Mr. Justice SHIRAS delivered the opinion of the court.


This is a petition, by the defendants in error, for a rehearing of the case of Green Bay & M. Canal Co. v. Patten Paper Co. (decided at the present term) 172 U. S. 58, 19 Sup. Ct. 97.


The reasons set forth in the petition and accompanying brief seem to go upon a misapprehension of the scope and meaning of the decision of this court.


Thus it is made matter of complaint that this court did not deal with questions concerning the division of the waters of Fox river after they had spent the force or head given them by the dam and canal, and had passed into a nonnavigable portion of the stream below the improvement; and it is suggested that we overlooked the fact that a private dam had been constructed between islands 3 and 4.


But those are questions to which the jurisdiction of this court does not extend, and hence could not be considered by us. The purport of our decision was to preserve to the Green Bay & Mississippi Canal Company the use of the surplus waters created by the dam and canal. After such waters had flowed over the dam and through the sluices, and had found their way into the unimproved bed of the stream, the rights and disputes of the riparian owners must be determined by the state courts.


Again, apprehensions are expressed lest the decision in the present case may be construed so as to injury parties using water powers at other places in the river, and who are not represention in the present controversy.


We are not ready to presume that the authorities of the United States will either permit or make changes in the places where the surplus waters are to be used by the Green Bay & Mississippi Canal Company, so as to deprive other parties of the water powers they have been using for so many years, unless such changes are found to be necessary and proper in the regulation and delivery of the surplus waters created by the public improvement. But such questions are not now before us.
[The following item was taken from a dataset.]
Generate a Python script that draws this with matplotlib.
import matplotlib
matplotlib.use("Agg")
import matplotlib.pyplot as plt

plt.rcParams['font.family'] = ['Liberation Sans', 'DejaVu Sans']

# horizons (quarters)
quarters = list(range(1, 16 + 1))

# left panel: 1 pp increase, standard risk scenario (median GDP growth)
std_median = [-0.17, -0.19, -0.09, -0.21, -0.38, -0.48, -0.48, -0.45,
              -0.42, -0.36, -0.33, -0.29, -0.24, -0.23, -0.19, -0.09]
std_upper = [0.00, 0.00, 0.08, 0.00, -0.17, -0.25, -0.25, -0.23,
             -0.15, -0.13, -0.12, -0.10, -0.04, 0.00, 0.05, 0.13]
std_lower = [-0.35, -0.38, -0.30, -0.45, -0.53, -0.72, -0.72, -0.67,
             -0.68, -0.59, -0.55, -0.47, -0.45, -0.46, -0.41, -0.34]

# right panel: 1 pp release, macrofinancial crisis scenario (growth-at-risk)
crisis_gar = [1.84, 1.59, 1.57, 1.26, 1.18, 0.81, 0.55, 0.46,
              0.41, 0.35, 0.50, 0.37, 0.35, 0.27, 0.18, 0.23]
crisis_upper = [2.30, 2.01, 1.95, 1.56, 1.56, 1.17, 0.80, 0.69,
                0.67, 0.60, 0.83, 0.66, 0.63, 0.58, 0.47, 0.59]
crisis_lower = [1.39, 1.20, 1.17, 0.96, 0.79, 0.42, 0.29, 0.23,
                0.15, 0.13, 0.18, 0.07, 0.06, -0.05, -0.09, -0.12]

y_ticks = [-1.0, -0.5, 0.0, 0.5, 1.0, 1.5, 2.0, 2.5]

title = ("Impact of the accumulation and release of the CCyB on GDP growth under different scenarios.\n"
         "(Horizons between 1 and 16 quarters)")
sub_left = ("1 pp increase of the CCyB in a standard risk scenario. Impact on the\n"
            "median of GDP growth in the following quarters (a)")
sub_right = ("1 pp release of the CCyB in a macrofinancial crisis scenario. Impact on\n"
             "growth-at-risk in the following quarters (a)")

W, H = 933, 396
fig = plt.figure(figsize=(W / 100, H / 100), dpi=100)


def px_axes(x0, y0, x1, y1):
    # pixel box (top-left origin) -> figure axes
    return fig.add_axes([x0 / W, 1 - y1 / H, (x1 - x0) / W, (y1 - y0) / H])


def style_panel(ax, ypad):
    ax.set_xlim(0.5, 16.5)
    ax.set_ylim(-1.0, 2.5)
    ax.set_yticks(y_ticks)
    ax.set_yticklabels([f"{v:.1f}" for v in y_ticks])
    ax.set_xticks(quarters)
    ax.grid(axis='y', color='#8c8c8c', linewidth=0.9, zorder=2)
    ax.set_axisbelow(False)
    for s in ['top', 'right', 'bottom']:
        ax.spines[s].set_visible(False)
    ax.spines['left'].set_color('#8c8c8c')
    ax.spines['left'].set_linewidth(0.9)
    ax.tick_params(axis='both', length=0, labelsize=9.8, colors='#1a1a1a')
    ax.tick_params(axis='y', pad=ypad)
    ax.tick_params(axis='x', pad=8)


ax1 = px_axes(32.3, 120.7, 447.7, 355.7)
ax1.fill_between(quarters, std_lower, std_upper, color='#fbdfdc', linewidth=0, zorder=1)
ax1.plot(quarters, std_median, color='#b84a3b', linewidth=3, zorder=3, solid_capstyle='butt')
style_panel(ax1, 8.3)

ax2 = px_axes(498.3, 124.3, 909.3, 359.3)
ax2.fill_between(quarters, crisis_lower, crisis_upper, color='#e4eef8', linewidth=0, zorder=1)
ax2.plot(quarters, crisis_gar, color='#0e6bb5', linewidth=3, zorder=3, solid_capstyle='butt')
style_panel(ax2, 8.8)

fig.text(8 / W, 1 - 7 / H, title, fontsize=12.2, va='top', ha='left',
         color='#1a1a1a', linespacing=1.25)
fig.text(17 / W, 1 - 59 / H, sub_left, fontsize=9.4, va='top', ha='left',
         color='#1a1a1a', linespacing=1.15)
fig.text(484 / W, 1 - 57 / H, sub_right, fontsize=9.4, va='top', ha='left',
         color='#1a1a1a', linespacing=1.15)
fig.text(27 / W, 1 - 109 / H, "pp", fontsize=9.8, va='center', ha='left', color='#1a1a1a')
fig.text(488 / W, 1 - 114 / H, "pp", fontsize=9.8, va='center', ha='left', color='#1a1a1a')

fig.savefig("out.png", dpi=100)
While the courts of the state may legitimately take cognizance of controversies between the riparian owners, concerning the use and apportionment of the waters flowing in the nonnavigable parts of the stream, they cannot interfere by mandatory injunction or otherwise with the control of the surplus water power incidentally created by the dam and canal now owned and operated by the United States.


The petition for a rehearing is denied.